I sold my startup this year for seven figures, and my position at the company that bought us is the first actual employment I've ever had. First thing, I wanted a bigger apartment. When I first started working in Silicon Valley eight years ago, I lived in a hostel in the Tenderloin for about a month. Then I moved to an apartment with several roommates. So basically I’ve lived in a small place with a bunch of people since I was 21. Now that I have some capital, it’s time to get a really, really nice place. And my dream car is on its way. Think Lamborghini, Ferrari.

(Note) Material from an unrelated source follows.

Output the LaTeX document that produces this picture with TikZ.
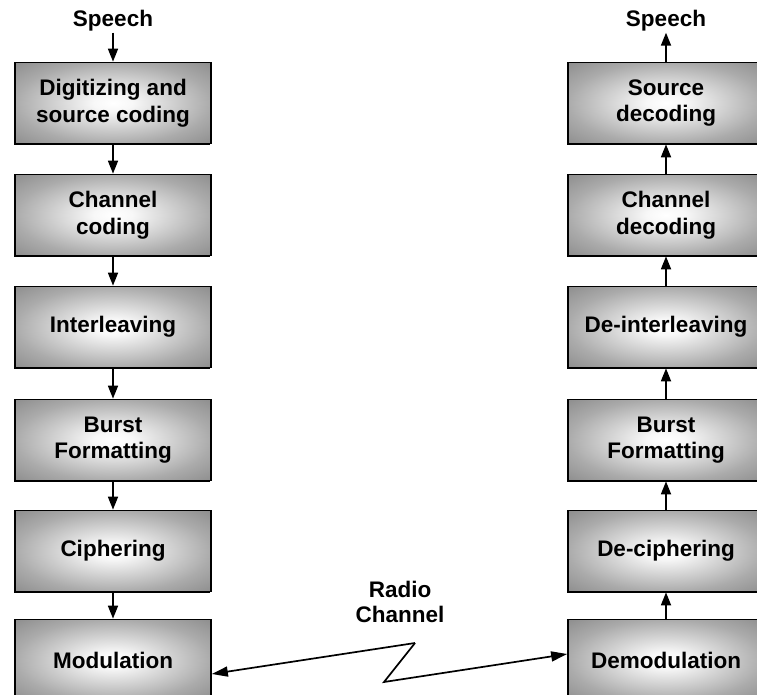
\documentclass[tikz,border=0pt]{standalone}
\usepackage{fontspec}
\setmainfont{Liberation Sans}
\usetikzlibrary{arrows.meta,shadows}
\pgfdeclareradialshading{boxshade}{\pgfpoint{0bp}{0bp}}{color(0bp)=(white); color(5bp)=(white!97!black); color(25bp)=(black!33); color(36bp)=(black!45); color(50bp)=(black!45)}
\begin{document}
\begin{tikzpicture}[x=1pt,y=-1pt,
  blk/.style={draw=black, line width=1.7pt, minimum width=196pt, minimum height=81pt,
    shading=boxshade, align=center, inner sep=0pt,
    drop shadow={shadow xshift=-1.3pt, shadow yshift=-1.3pt, fill=black, opacity=1},
    font=\fontsize{22.5}{26.5}\selectfont\bfseries},
  lbl/.style={align=center, inner sep=1pt, font=\fontsize{22.5}{22.5}\selectfont\bfseries},
  arr/.style={-{Triangle[length=13pt,width=10pt]}, line width=1.7pt},
  rarr/.style={-{Triangle[length=16pt,width=10pt]}, line width=1.7pt}]
\useasboundingbox (0,0) rectangle (757,695);
\clip (0,0) rectangle (757,695);
% left column
\node[lbl] (spin) at (113,21) {Speech};
\node[blk] (dig) at (113,103) {Digitizing and\\source coding};
\node[blk] (cc) at (113,215) {Channel\\coding};
\node[blk] (il) at (113,327) {Interleaving};
\node[blk] (bf) at (113,440) {Burst\\Formatting};
\node[blk] (ci) at (113,551) {Ciphering};
\node[blk] (mod) at (113,660) {Modulation};
% right column
\node[lbl] (spout) at (666,21) {Speech};
\node[blk] (sd) at (666,103) {Source\\decoding};
\node[blk] (cd) at (666,215) {Channel\\decoding};
\node[blk] (dil) at (666,327) {De-interleaving};
\node[blk] (dbf) at (666,440) {Burst\\Formatting};
\node[blk] (dci) at (666,551) {De-ciphering};
\node[blk] (dem) at (666,660) {Demodulation};
% radio channel
\node[lbl, font=\fontsize{22.5}{25}\selectfont\bfseries] (rc) at (400,602) {Radio\\Channel};
\coordinate (z1) at (415,643);
\coordinate (z2) at (384,682);
% arrows left
\draw[arr] (spin) -- (dig);
\draw[arr] (dig) -- (cc);
\draw[arr] (cc) -- (il);
\draw[arr] (il) -- (bf);
\draw[arr] (bf) -- (ci);
\draw[arr] (ci) -- (mod);
% arrows right
\draw[arr] (dem) -- (dci);
\draw[arr] (dci) -- (dbf);
\draw[arr] (dbf) -- (dil);
\draw[arr] (dil) -- (cd);
\draw[arr] (cd) -- (sd);
\draw[arr] (sd) -- (spout);
% zigzag
\draw[rarr] (z1) -- ([yshift=-14pt]mod.east);
\draw[rarr, line join=miter] (z1) -- (z2) -- ([yshift=6pt]dem.west);
\end{tikzpicture}
\end{document}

I’m single—sad story there. I was with an amazing girl for three years, but I started my company about one year into the relationship, and a lot of things went wrong, primarily as a result of the business. It took so much out of me. It was my singular focus all along, and we ultimately broke up over that. So I finally have the opportunity to go on some dates. It’s interesting getting back in the game. I’ll take someone to a high-end restaurant and a really nice bar afterward. Definitely somewhere I know the management, so I can get my special treatment. I’m not worried about the gold diggers—I can tell when someone’s gold digging.

I also had to start thinking about writing a will. I should probably have insurance and put all my cash in a trust fund. I’m just trying to figure out who I should trust my money and business to: lawyers, accountants, business managers. But it’s a good problem to have.